Batch API Cost Calculator

Compare standard API cost vs Batch API pricing and see your savings.

OpenAI's Batch API processes requests asynchronously within a 24-hour window in exchange for a 50% discount on both input and output tokens — the same pattern is now offered by Anthropic, Google, and others. If your workload tolerates latency, batching can roughly halve your API bill. Use this calculator to quantify the savings on your real request volume.

100,000
1,000
500

Standard API cost

$2,000.00

$5.00/M input + $30.00/M output

Batch API cost

$1,000.00

$2.50/M input + $15.00/M output

You save with Batch API

$1,000.00(50.0%)

On 100,000 requests (100,000,000 input + 50,000,000 output tokens) using GPT-5.5.

What batch API pricing is

The Batch API on OpenAI, Anthropic, and Google takes your request file and returns results within 24 hours. In exchange for that latency, you pay 50% of standard input and output rates for most models. It is not a separate model — the underlying inference is identical. The API is ideal for offline jobs: nightly summarisation, large-scale evaluation, embedding generation, content moderation backfills, structured data extraction across an archive, and similar.

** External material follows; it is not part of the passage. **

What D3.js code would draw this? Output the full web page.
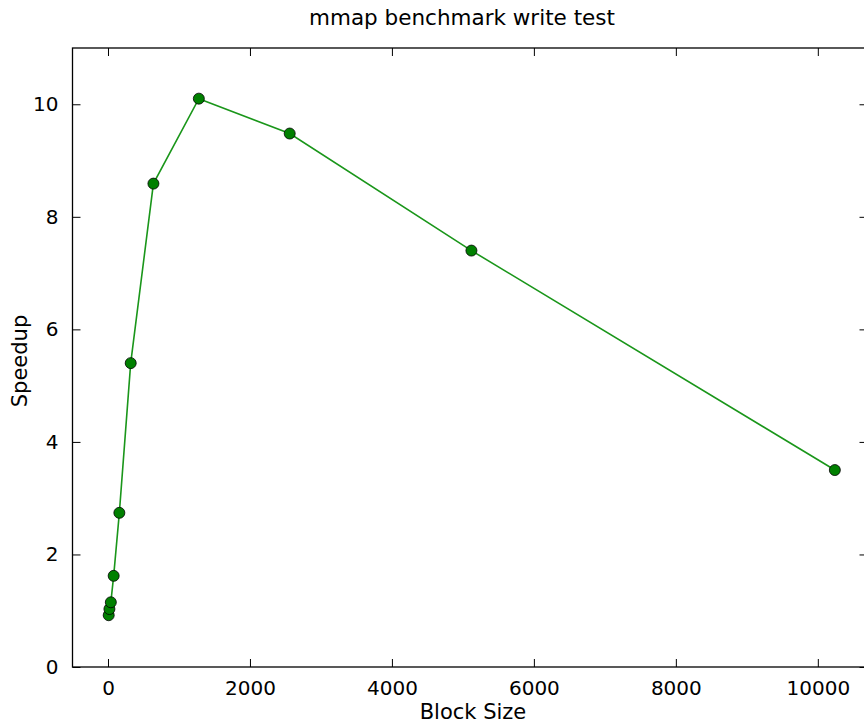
<!DOCTYPE html>
<html>
<head>
<meta charset="utf-8">
<script src="https://cdn.jsdelivr.net/npm/d3@7"></script>
<style>
  body { margin: 0; background: #fff; }
  text { font-family: "DejaVu Sans", sans-serif; fill: #000; }
</style>
</head>
<body>
<div class="canvas"></div>
<script>
// block sizes and measured speedups
const blockSizes = [10, 20, 40, 80, 160, 320, 640, 1280, 2560, 5120, 10240];
const speedups   = [0.92, 1.03, 1.15, 1.62, 2.74, 5.4, 8.59, 10.1, 9.48, 7.4, 3.5];
const xTicks = [0, 2000, 4000, 6000, 8000, 10000];
const yTicks = [0, 2, 4, 6, 8, 10];

const dims = {width: 864, height: 724};
const plot = {left: 72.5, right: 867.5, top: 48, bottom: 667};

const svg = d3.select(".canvas")
  .append("svg")
  .attr("width", dims.width)
  .attr("height", dims.height);

const x = d3.scaleLinear().domain([-500, 10700]).range([plot.left, plot.right]);
const y = d3.scaleLinear().domain([0, 11]).range([plot.bottom, plot.top]);

const data = blockSizes.map((b, i) => ({b, s: speedups[i]}));

// ticks on all four sides, pointing inward
const tickLen = 8;
const fmt = d3.format("d");
const bottomAxis = d3.axisBottom(x).tickValues(xTicks).tickFormat(fmt).tickSizeInner(-tickLen).tickSizeOuter(0).tickPadding(14);
const leftAxis = d3.axisLeft(y).tickValues(yTicks).tickFormat(fmt).tickSizeInner(-tickLen).tickSizeOuter(0).tickPadding(14);
const topAxis = d3.axisTop(x).tickValues(xTicks).tickSizeInner(-tickLen).tickSizeOuter(0).tickFormat("");
const rightAxis = d3.axisRight(y).tickValues(yTicks).tickSizeInner(-tickLen).tickSizeOuter(0).tickFormat("");

const gb = svg.append("g").attr("transform", `translate(0, ${plot.bottom})`).call(bottomAxis);
const gl = svg.append("g").attr("transform", `translate(${plot.left}, 0)`).call(leftAxis);
const gt = svg.append("g").attr("transform", `translate(0, ${plot.top})`).call(topAxis);
const gr = svg.append("g").attr("transform", `translate(${plot.right}, 0)`).call(rightAxis);

[gb, gl, gt, gr].forEach(g => {
  g.select(".domain").remove();
  g.selectAll("line").attr("stroke", "#000").attr("stroke-width", 1);
  g.selectAll("text").style("font-size", "20px").attr("fill", "#000");
});
gb.selectAll("text").attr("dy", "0.71em");

// frame
svg.append("rect")
  .attr("x", plot.left).attr("y", plot.top)
  .attr("width", plot.right - plot.left).attr("height", plot.bottom - plot.top)
  .attr("fill", "none").attr("stroke", "#000").attr("stroke-width", 1.3);

// line + markers
const line = d3.line().x(d => x(d.b)).y(d => y(d.s));
svg.append("path")
  .datum(data)
  .attr("d", line)
  .attr("fill", "none")
  .attr("stroke", "#1a961a")
  .attr("stroke-width", 1.6);

svg.append("g").selectAll("circle")
  .data(data)
  .enter()
  .append("circle")
  .attr("cx", d => x(d.b))
  .attr("cy", d => y(d.s))
  .attr("r", 5.5)
  .attr("fill", "#008000")
  .attr("stroke", "#000")
  .attr("stroke-width", 0.8);

// labels
svg.append("text")
  .attr("x", 462).attr("y", 25)
  .attr("text-anchor", "middle")
  .style("font-size", "21.5px")
  .text("mmap benchmark write test");

svg.append("text")
  .attr("x", 473).attr("y", 719)
  .attr("text-anchor", "middle")
  .style("font-size", "21px")
  .text("Block Size");

svg.append("text")
  .attr("transform", `translate(27, 361) rotate(-90)`)
  .attr("text-anchor", "middle")
  .style("font-size", "21px")
  .text("Speedup");
</script>
</body>
</html>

When batch is the right choice

Batch wins for any non-interactive workload above ~10,000 requests per day. Below that the absolute savings are usually small. Batch is wrong for user-facing chat, real-time agents, or anything that needs responses in seconds. A common pattern: send latency-sensitive requests through the standard API and route everything else (analytics, indexing, evals) through batch. Many teams cut their inference bill by 30–45% just by routing the right traffic through the batch endpoint.

Frequently Asked Questions

How much cheaper is the OpenAI Batch API?
The OpenAI Batch API is exactly 50% cheaper than the standard API on most models. For example, GPT-4o is $2.50/M input and $10.00/M output standard — batch rates are $1.25/M input and $5.00/M output. The same 50% discount applies to GPT-4o mini, GPT-5, GPT-5 mini, GPT-5 nano, GPT-5.2, GPT-5.4, and the o-series reasoning models.
What is the catch with batch API pricing?
Two things: latency and queue limits. Batch results return within 24 hours (often much faster, but no SLA guarantees sub-24-hour completion). And there are concurrent-batch and per-day token limits per organisation. For most non-interactive workloads neither is a problem.
Do all providers offer batch pricing?
OpenAI, Anthropic, and Google offer first-class batch APIs with a 50% discount. xAI, DeepSeek, Mistral, and Cohere do not currently expose a public batch tier. The model selector in this calculator only shows models with a published batch rate.
How do I estimate my batch savings before switching?
Enter your average request volume (per day or month), average input and output tokens per request, and the model you currently use. The calculator returns absolute and percentage savings. As a rule of thumb: at 50% off, every $1,000 of routable batch traffic saves $500.

Batch pricing applies to asynchronous requests completed within 24 hours. Rates are sourced from official provider pricing pages.